--- Records for the exercise ---

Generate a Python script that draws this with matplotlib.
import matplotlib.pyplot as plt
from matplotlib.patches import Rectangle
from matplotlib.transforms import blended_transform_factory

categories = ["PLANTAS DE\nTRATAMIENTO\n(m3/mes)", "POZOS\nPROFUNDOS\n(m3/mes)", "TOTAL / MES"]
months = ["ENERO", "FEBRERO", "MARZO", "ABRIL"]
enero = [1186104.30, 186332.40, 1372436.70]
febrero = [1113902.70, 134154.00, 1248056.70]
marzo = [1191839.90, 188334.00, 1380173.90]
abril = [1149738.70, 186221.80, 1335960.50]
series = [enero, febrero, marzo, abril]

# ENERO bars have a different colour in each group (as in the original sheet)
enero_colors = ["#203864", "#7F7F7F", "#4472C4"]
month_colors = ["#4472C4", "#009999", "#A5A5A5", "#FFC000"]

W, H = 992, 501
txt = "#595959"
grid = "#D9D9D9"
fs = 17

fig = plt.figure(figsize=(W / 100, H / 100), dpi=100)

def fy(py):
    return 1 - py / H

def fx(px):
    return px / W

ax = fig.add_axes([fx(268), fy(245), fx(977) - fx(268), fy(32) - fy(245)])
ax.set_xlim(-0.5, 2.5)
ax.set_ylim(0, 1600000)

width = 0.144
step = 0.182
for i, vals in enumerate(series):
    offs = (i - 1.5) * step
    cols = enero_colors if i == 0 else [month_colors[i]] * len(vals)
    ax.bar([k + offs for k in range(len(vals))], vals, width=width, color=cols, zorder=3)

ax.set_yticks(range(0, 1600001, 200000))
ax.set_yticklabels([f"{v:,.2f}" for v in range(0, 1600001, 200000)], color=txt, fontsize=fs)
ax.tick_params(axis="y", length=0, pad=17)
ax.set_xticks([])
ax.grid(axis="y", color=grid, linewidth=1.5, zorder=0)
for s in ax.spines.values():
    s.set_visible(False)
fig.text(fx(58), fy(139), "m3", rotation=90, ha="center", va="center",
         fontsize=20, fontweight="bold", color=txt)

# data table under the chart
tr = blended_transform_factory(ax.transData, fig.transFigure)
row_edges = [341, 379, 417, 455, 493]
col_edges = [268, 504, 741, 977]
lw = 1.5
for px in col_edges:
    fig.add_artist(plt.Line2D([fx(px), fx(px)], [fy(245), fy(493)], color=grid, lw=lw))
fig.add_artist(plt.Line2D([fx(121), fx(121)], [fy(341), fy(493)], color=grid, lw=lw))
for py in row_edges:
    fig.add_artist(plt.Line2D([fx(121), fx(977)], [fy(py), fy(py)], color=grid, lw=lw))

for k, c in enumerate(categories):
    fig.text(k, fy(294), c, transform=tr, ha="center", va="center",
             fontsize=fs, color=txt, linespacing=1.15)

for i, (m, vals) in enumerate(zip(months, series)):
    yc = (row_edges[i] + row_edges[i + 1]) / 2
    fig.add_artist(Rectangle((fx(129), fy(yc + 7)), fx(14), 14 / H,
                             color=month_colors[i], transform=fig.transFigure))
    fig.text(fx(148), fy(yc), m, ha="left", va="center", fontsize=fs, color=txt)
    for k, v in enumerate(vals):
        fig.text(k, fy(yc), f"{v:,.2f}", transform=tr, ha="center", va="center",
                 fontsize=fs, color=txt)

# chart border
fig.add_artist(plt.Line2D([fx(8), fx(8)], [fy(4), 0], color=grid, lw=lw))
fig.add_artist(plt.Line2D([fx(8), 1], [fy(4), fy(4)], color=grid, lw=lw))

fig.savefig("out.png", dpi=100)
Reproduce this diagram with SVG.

---

• [Job]:
Print out all the entries precisely as written.

• [Task output]:
Generate a Python script that draws this with matplotlib.
import matplotlib.pyplot as plt
from matplotlib.patches import Rectangle
from matplotlib.transforms import blended_transform_factory

categories = ["PLANTAS DE\nTRATAMIENTO\n(m3/mes)", "POZOS\nPROFUNDOS\n(m3/mes)", "TOTAL / MES"]
months = ["ENERO", "FEBRERO", "MARZO", "ABRIL"]
enero = [1186104.30, 186332.40, 1372436.70]
febrero = [1113902.70, 134154.00, 1248056.70]
marzo = [1191839.90, 188334.00, 1380173.90]
abril = [1149738.70, 186221.80, 1335960.50]
series = [enero, febrero, marzo, abril]

# ENERO bars have a different colour in each group (as in the original sheet)
enero_colors = ["#203864", "#7F7F7F", "#4472C4"]
month_colors = ["#4472C4", "#009999", "#A5A5A5", "#FFC000"]

W, H = 992, 501
txt = "#595959"
grid = "#D9D9D9"
fs = 17

fig = plt.figure(figsize=(W / 100, H / 100), dpi=100)

def fy(py):
    return 1 - py / H

def fx(px):
    return px / W

ax = fig.add_axes([fx(268), fy(245), fx(977) - fx(268), fy(32) - fy(245)])
ax.set_xlim(-0.5, 2.5)
ax.set_ylim(0, 1600000)

width = 0.144
step = 0.182
for i, vals in enumerate(series):
    offs = (i - 1.5) * step
    cols = enero_colors if i == 0 else [month_colors[i]] * len(vals)
    ax.bar([k + offs for k in range(len(vals))], vals, width=width, color=cols, zorder=3)

ax.set_yticks(range(0, 1600001, 200000))
ax.set_yticklabels([f"{v:,.2f}" for v in range(0, 1600001, 200000)], color=txt, fontsize=fs)
ax.tick_params(axis="y", length=0, pad=17)
ax.set_xticks([])
ax.grid(axis="y", color=grid, linewidth=1.5, zorder=0)
for s in ax.spines.values():
    s.set_visible(False)
fig.text(fx(58), fy(139), "m3", rotation=90, ha="center", va="center",
         fontsize=20, fontweight="bold", color=txt)

# data table under the chart
tr = blended_transform_factory(ax.transData, fig.transFigure)
row_edges = [341, 379, 417, 455, 493]
col_edges = [268, 504, 741, 977]
lw = 1.5
for px in col_edges:
    fig.add_artist(plt.Line2D([fx(px), fx(px)], [fy(245), fy(493)], color=grid, lw=lw))
fig.add_artist(plt.Line2D([fx(121), fx(121)], [fy(341), fy(493)], color=grid, lw=lw))
for py in row_edges:
    fig.add_artist(plt.Line2D([fx(121), fx(977)], [fy(py), fy(py)], color=grid, lw=lw))

for k, c in enumerate(categories):
    fig.text(k, fy(294), c, transform=tr, ha="center", va="center",
             fontsize=fs, color=txt, linespacing=1.15)

for i, (m, vals) in enumerate(zip(months, series)):
    yc = (row_edges[i] + row_edges[i + 1]) / 2
    fig.add_artist(Rectangle((fx(129), fy(yc + 7)), fx(14), 14 / H,
                             color=month_colors[i], transform=fig.transFigure))
    fig.text(fx(148), fy(yc), m, ha="left", va="center", fontsize=fs, color=txt)
    for k, v in enumerate(vals):
        fig.text(k, fy(yc), f"{v:,.2f}", transform=tr, ha="center", va="center",
                 fontsize=fs, color=txt)

# chart border
fig.add_artist(plt.Line2D([fx(8), fx(8)], [fy(4), 0], color=grid, lw=lw))
fig.add_artist(plt.Line2D([fx(8), 1], [fy(4), fy(4)], color=grid, lw=lw))

fig.savefig("out.png", dpi=100)
Reproduce this diagram with SVG.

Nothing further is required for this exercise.